La saludable escucha

Escuchar a los demás es saludable. De otro modo, quedamos atrapados en las tinieblas viscosas de las propias miserias y obsesiones. Nos recubren e impregnan hasta que ya no sabemos distinguir el ser vivo que somos de esas adherencias parásitas que se alimentan de nosotros. La desazón y el sobresalto perennes —vengan de dentro o fuera— nos devoran despacio y a conciencia, como esos pececillos que según dicen se comen la piel muerta. El apremio sin tregua, sin embargo, no se conforma con mordisquear la superficie. Sigue y sigue royendo piel adentro, a la caza de manjares más jugosos. Y así nos consumimos, dando pábulo a nuestros más íntimos depredadores.

Es saludable, digo, escuchar a los demás. Detectar en otros estas angustias erosivas que tan bien conocemos.
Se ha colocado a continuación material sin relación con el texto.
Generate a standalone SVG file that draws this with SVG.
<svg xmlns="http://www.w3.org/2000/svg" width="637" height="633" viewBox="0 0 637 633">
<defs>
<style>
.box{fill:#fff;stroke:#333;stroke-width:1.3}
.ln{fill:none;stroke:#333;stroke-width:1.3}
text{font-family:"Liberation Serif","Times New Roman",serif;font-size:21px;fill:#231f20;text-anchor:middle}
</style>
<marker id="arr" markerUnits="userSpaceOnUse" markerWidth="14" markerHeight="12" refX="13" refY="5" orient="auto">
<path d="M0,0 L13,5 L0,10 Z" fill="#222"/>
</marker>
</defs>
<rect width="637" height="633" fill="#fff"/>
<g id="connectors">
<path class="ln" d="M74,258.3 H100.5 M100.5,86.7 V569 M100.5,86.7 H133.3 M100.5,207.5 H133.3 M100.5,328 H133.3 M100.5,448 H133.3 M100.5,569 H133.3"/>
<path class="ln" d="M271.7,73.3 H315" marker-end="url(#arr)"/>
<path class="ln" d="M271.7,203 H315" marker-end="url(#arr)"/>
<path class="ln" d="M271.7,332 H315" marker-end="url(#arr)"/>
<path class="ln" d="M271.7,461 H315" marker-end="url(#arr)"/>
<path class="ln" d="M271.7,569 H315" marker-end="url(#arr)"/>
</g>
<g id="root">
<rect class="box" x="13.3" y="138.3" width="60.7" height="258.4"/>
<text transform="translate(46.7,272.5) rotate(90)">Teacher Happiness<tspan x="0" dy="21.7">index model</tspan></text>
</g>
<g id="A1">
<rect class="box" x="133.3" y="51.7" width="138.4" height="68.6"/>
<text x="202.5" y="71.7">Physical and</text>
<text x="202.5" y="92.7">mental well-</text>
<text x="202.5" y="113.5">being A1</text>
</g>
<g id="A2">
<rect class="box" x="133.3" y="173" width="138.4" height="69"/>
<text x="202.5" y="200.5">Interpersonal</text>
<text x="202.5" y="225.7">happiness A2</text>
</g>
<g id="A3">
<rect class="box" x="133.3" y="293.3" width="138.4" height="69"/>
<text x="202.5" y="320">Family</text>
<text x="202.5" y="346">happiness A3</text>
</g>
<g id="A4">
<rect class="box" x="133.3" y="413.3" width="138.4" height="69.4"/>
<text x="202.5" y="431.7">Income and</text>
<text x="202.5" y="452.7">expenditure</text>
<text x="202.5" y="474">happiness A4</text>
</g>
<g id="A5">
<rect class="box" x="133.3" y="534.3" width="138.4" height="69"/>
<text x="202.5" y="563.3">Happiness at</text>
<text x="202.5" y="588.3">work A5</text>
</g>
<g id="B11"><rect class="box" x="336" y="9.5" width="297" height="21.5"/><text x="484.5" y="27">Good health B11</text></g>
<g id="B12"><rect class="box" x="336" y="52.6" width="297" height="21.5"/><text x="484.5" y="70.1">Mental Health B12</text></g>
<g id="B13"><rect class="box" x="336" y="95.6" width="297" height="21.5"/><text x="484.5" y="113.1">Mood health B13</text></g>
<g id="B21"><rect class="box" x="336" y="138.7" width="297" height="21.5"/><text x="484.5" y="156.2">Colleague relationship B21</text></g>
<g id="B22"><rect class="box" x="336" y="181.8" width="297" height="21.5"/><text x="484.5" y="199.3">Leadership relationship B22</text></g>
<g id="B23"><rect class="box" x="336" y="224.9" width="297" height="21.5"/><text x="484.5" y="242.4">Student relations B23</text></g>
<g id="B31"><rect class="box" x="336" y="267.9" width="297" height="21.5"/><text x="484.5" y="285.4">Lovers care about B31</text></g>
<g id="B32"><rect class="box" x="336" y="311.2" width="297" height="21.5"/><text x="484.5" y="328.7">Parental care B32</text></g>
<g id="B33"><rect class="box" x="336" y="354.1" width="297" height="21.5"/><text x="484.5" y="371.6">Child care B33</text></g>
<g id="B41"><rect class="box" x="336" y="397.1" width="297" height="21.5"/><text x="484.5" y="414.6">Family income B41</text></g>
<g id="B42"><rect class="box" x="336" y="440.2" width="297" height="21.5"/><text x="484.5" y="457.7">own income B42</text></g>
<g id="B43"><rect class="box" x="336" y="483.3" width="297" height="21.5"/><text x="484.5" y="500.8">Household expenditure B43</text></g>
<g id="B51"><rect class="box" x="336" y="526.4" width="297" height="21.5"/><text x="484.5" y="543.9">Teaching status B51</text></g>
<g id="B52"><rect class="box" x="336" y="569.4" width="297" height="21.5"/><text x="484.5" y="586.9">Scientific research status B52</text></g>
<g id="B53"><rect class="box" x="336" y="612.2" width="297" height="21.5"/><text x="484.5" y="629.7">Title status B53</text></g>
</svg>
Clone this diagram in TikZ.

Advertir que, aunque a ellos los asedian otras tropas, el proceso de desgaste interior no se altera ni un ápice. Comprender que nadie, ni el bíblico Job, tiene la exclusiva del dolor —pasado, presente o venidero—. Que, lo que es sufrir, todos sufrimos. Y que será el fuego de nuestra aflicción, si tanto nos empeñamos en avivarlo, lo que nos debilite, deteriore y acabe destruyéndonos.

Les propongo algo inédito, lo sé. Escuchar a los demás sin apropiarnos de su dolor, sin despreciarlo, sin usarlo para apuntalar el nuestro, sin confirmar con él nuestras fatídicas certezas sobre el mundo y la vida. Escuchar respetándolos y tratando de entenderlos. Por egoísmo, si quieren. Es descubriéndolos que me descubro a mí.